The notion of art as a means to express our relationship with the divine is as ancient as the first people that walked this planet. From cave paintings to Bach, man has always felt moved to express love for the divine through art.
In East Indian yogic traditions, there is a yogic path recognized as a means to attain God-realization through music. It is called Nadopasana, singing, playing and composing music as an expression of the divine. Music is not seen as a form of entertainment, but as a means to attain moksha (liberation).
In this tradition, God is known as Nada Brahman, the embodiment of sound. Form, that which we experience as material, was created by sound. The ancient Rishis knew this. The Christian Bible says: “In the beginning was the Word, and the Word was with God, and the Word was God… And the Word became flesh and dwelt among us…” The ancient Hindu texts that predate the Bible known as The Vedas also say something very similar: “In the beginning there was Brahman (God) with whom was the Word, and the Word is Brahman.”
The practice of Nada Vidya, music as spiritual practice, is considered a powerful form of yoga in which an aspirant may quickly realize underlying spiritual truths. There are said to be two kinds of sound: the sound that exists in the music of the spheres and the sound that we create through our effort.
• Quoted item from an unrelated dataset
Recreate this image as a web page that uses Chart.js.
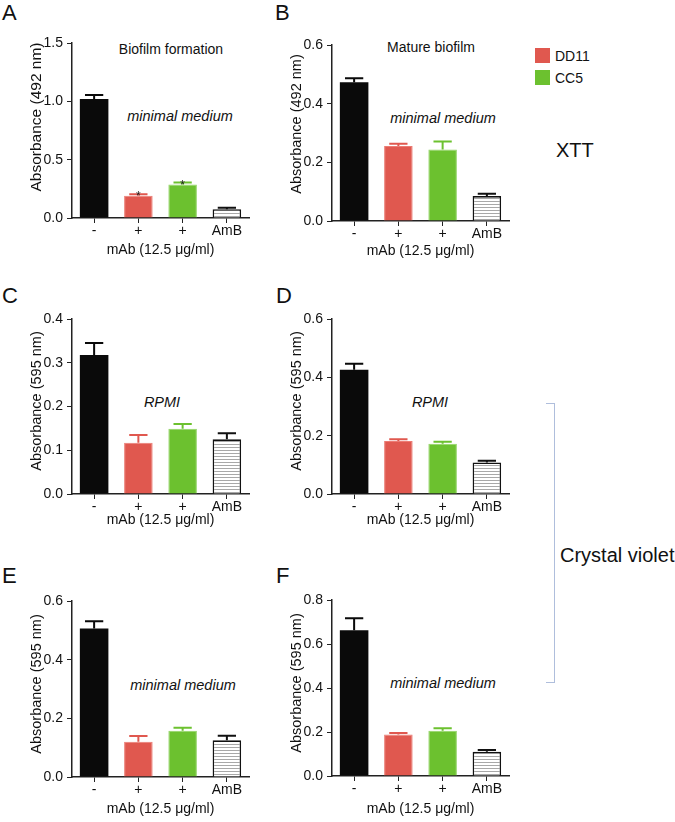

When a yogi sees music as a meditation, he begins to express a oneness relationship with the sound of the spheres, rather than expressing the noise of his chattering thoughts. To find and express from heartfelt stillness becomes a point of engaged, meditative focus for the Nada yogi. A quote from the Vedas, attributed to having been said by Lord Narayana Himself, expresses this succinctly: “I dwell not in Vaikuntha nor in the hearts of yogins, nor in the sun but where my devotees sing, there I will be.”
A Nada yogi understands that the purity of the soul desires to express, speak or sing. This stirs the mind. The mind activates the body. The body creates sound. The aim of Nada Yoga is to realize the essence that shines behind sound. Music is seen as a spiritual practice, which inspires us to experience the light of pure consciousness.